A trip to the new Fish Fish in North Miami feels like a dive into an exotic aquarium. The shimmery blue iridescent floor, watery faux finished walls, copper lighting, nautical wooden fixtures all being watched over by a carved mermaid lend a magical quality to this casual but upscale fish house.
The most impressive feature is not the quirky and colorful, do-it-yourself décor and table settings by IKEA but rather the vast selection of seafood that is more varied and fresh than any I have seen in Miami.
Diners are greeted by a pair of nine-foot ice display tables on which dozens of varieties of fish, local and imported. are lined up in tidy rows like a lollipops in a candy store.
Bright-eyed silvery hogfish, gleaming red snapper, gray-blue branzino, pink salmon from Scotland and zebra-striped lionfish are laid out reverentially. Tanks hold gorgeous Maine lobsters and succulent golden crabs, while more stunning selections of bivalves crowd the ice displays.
The waiters, a crew of eager, handsome recruits, are well trained, knowledgeable and polite, though runners seem a bit befuddled at times.

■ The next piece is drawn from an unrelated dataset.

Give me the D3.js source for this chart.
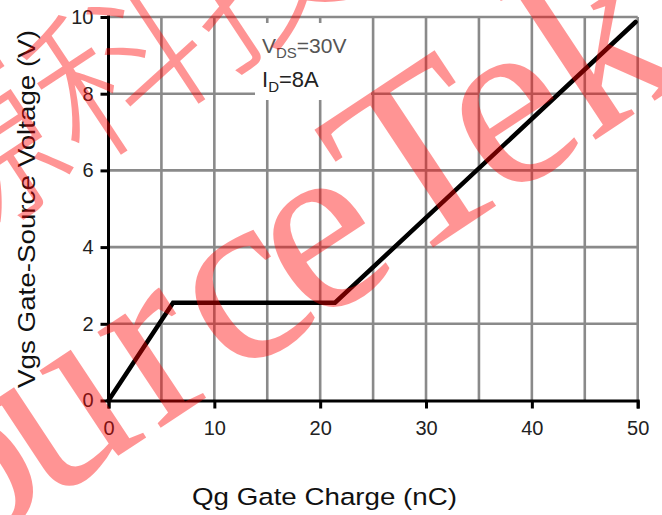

Don’t expect a breadbasket to land on the table unannounced. If you want it, you may have to ask. We did. But it is well worth the carbs for the toasty rustic, ciabatta slices that are as chewy and crusty as a fine European baker’s.
Most of the rest of the menu is (or can be had) gluten-free thanks to accommodating and talented chef Oscar Quezada. He is also happy to halve orders or cook something off the menu. A self-taught talent from Mexico, he spent decades in Islamorada near the second home of Fish Fish owners Melvyn Franks and Rebecca Nachlas.

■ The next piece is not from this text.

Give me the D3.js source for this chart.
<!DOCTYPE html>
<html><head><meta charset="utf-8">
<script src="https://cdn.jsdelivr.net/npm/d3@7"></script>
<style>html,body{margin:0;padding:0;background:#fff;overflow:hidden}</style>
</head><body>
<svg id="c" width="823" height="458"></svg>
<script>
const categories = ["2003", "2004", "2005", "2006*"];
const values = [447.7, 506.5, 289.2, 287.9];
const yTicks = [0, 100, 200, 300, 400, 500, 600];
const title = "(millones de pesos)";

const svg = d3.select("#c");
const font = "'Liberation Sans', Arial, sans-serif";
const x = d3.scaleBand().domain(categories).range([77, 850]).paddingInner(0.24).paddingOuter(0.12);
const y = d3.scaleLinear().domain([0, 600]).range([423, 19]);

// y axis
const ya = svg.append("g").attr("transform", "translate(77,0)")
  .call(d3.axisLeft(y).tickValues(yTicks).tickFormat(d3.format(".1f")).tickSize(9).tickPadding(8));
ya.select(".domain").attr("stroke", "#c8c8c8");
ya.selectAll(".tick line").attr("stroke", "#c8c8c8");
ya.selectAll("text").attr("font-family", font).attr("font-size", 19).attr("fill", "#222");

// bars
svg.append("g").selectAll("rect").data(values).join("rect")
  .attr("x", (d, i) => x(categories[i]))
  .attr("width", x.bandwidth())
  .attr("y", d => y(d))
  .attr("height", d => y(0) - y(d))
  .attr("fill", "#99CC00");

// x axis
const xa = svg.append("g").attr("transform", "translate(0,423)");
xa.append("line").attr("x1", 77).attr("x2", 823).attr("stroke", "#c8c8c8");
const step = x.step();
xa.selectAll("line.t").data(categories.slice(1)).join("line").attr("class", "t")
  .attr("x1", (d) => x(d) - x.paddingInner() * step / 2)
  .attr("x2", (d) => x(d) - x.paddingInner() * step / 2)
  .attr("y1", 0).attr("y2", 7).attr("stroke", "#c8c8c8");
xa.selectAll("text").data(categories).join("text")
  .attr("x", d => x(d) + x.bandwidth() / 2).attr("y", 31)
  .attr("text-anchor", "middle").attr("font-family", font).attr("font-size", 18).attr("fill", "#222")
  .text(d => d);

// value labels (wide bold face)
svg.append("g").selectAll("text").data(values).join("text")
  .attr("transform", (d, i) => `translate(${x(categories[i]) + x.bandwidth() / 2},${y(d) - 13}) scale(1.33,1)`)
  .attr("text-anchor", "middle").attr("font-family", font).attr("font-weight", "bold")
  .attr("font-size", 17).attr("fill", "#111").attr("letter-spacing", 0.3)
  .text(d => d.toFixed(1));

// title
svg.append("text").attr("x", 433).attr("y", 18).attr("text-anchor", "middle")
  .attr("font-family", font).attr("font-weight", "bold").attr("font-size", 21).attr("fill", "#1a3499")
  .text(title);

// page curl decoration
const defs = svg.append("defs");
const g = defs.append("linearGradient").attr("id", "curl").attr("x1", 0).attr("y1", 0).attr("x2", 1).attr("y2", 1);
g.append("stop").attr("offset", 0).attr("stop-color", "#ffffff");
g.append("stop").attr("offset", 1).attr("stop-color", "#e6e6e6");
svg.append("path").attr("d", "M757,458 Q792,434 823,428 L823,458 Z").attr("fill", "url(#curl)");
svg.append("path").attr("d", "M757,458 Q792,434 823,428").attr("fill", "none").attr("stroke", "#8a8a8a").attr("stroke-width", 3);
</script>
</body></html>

Quezada shows off a practiced hand with fantastic range of dishes coming out of his efficient kitchen. He makes a mean New England chowder with velvety texture and chunky array of potatoes, bacon, thyme and big fat clams. His rock shrimp tempura with a chipotle-spiked remoulade sauce could rival the dish made famous by Nobu. Jumbo lump crabmeat cake is indeed meaty and spicy and flattened to make sure it is cooked evenly.

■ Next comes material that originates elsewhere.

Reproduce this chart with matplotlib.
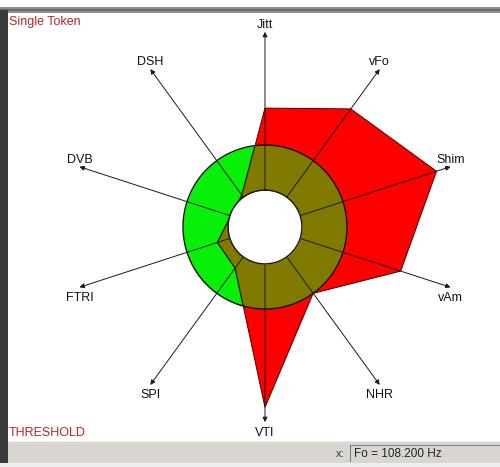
import numpy as np
import matplotlib
matplotlib.use("Agg")
import matplotlib.pyplot as plt
from matplotlib.patches import Rectangle

plt.rcParams['font.family'] = ['Liberation Sans', 'DejaVu Sans']

# parameters, clockwise from the top
params = ['Jitt', 'vFo', 'Shim', 'vAm', 'NHR', 'VTI', 'SPI', 'FTRI', 'DVB', 'DSH']
# patient values, normalised so that the threshold circle is 1.0
values = [1.45, 1.78, 2.20, 1.74, 1.00, 2.20, 0.62, 0.61, 0.44, 0.48]
threshold = 1.0
inner_r = 0.45
axis_len = 2.38
status_text = 'Fo = 108.200 Hz'

W, H = 500, 467
RED = '#ff0000'
GREEN = '#08ef08'
OLIVE = '#807a00'


def px_rect(x, y, w, h, color, **kw):
    # rectangle given in image pixels (y down from the top)
    return Rectangle((x / W, 1 - (y + h) / H), w / W, h / H,
                     transform=fig.transFigure, color=color, lw=0, **kw)


fig = plt.figure(figsize=(W / 100, H / 100), dpi=100)
fig.patch.set_facecolor('white')

# window chrome around the plot
fig.add_artist(px_rect(0, 7, W, 6, '#8d8d8a'))
fig.add_artist(px_rect(0, 9, W, 2, '#6a6a68'))
fig.add_artist(px_rect(0, 10, 8, 453, '#3a3a3a'))
fig.add_artist(px_rect(8, 441, W - 8, 22, '#d9d6cf'))
fig.add_artist(px_rect(8, 441, W - 8, 1, '#f2f1ee'))
fig.add_artist(px_rect(350, 445, 1, 17, '#7a7a78'))
fig.add_artist(px_rect(350, 445, W - 350, 1, '#7a7a78'))
fig.add_artist(px_rect(0, 463, W, 4, '#efefef'))

fig.text(9 / W, 1 - 22 / H, 'Single Token', color='#b5262b', fontsize=9,
         ha='left', va='center')
fig.text(9 / W, 1 - 433 / H, 'THRESHOLD', color='#b5262b', fontsize=9,
         ha='left', va='center')
fig.text(336 / W, 1 - 454 / H, 'x:', color='#333333', fontsize=8,
         ha='left', va='center')
fig.text(354 / W, 1 - 454 / H, status_text, color='#222222', fontsize=8.5,
         ha='left', va='center')

# polar axes centred on (265, 227) px, 82 px per threshold unit
rmax = 2.5
rad_px = rmax * 82
ax = fig.add_axes([(265 - rad_px) / W, (H - 227 - rad_px) / H,
                   2 * rad_px / W, 2 * rad_px / H], projection='polar')
ax.set_theta_zero_location('N')
ax.set_theta_direction(-1)
ax.set_ylim(0, rmax)
ax.grid(False)
ax.set_xticks([])
ax.set_yticks([])
ax.spines['polar'].set_visible(False)
ax.patch.set_alpha(0)

theta = np.linspace(0, 2 * np.pi, len(params), endpoint=False)
tt = np.linspace(0, 2 * np.pi, 361)

# threshold ring
ring = ax.fill_between(tt, inner_r, threshold, color=GREEN, lw=0, zorder=1)

# patient polygon
poly = ax.fill(theta, values, facecolor=RED, edgecolor='#4a0000', lw=0.7,
               zorder=2)[0]

# overlap of ring and polygon
overlap = ax.fill_between(tt, inner_r, threshold, color=OLIVE, lw=0, zorder=3)
overlap.set_clip_path(poly)

# polygon edge inside the ring
edge, = ax.plot(np.append(theta, theta[0]), np.append(values, values[0]),
                color='#1f2a00', lw=0.8, zorder=4)
edge.set_clip_path(ring.get_paths()[0], ax.transData)

ax.plot(tt, np.full_like(tt, threshold), color='#101010', lw=1.0, zorder=5)

# axes with arrows
for th, name in zip(theta, params):
    ax.annotate('', xy=(th, axis_len), xytext=(th, inner_r),
                arrowprops=dict(arrowstyle='-|>', color='#1a1a1a', lw=0.7,
                                mutation_scale=7, shrinkA=0, shrinkB=0),
                zorder=6)
    up = np.cos(th) > -1e-6
    dy = 5 if up else -7.5
    ax.annotate(name, xy=(th, axis_len), xytext=(0, dy),
                textcoords='offset points', ha='center', va='center',
                fontsize=9, color='#111111', annotation_clip=False)

# white centre
ax.fill_between(tt, 0, inner_r, color='white', lw=0, zorder=7)
ax.plot(tt, np.full_like(tt, inner_r), color='#151515', lw=1.0, zorder=8)

fig.savefig('out.png', dpi=100)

Main courses are where true pescatarians can continue to celebrate our sea’s bounty in the kind of seafood that ought to be everywhere on our shorefront city but is rarely seen.
We sampled the stunning whole fried fish with a fine Asian dipping sauce as well as a rich, lemony aioli. Tough choice, but we ended up with the dramatic lionfish, the venomous, reef-dwelling invasive species that is threatening our coastal biodiversity. I had only ever seen it in saltwater tanks as an ornamental.
Stunning steamed mussels with white wine and buttery garlic can also be had with stunning Venus Sun Ray clams from our west coast. Chef Oscar’s signature, a pan-roasted grouper with a slightly creamy orange sauce and truffle mushroom risotto, is a delightful if somewhat heavy indulgence.
Pastas and risottos are expertly tended, including a housemade fettuccini packed with seafood including shrimp, scallops and a fist-sized lobster tail. Even better is shrimp scampi over linguini with a buttery wine and garlic sauce.
An array of salads is fresh, colorful and delicious. A nice touch, and a sign of how the kitchen is thinking: Two Caesar salads give an option for a classic or a deconstructed version with grilled whole Romaine leaves.
That is not to say that this is cutting edge cuisine. On the contrary. The menu offers wholesome, hearty, simple and delicious fare with some of the freshest and most diverse offerings, including oysters from around the world and our own backyard.
Desserts like individual key lime pies and apple tart do the trick. And though a chocolate molten cake came highly recommended, mine had no liquid center but instead had the rubbery consistency of an oversteamed British pudding.
The wine list is serviceable and cocktails are creative. But be warned, a seat at the bar can be tough to score during weekends. It is well worth a wait for the special $6 bites that include signature gems like fried calamari and grilled shrimp with Thai dipping sauce.
Though the tab does seem expensive for an out-of- the-way strip mall, a meal at Fish squared is like an odyssey where the namesake seafood is always delicious delicious.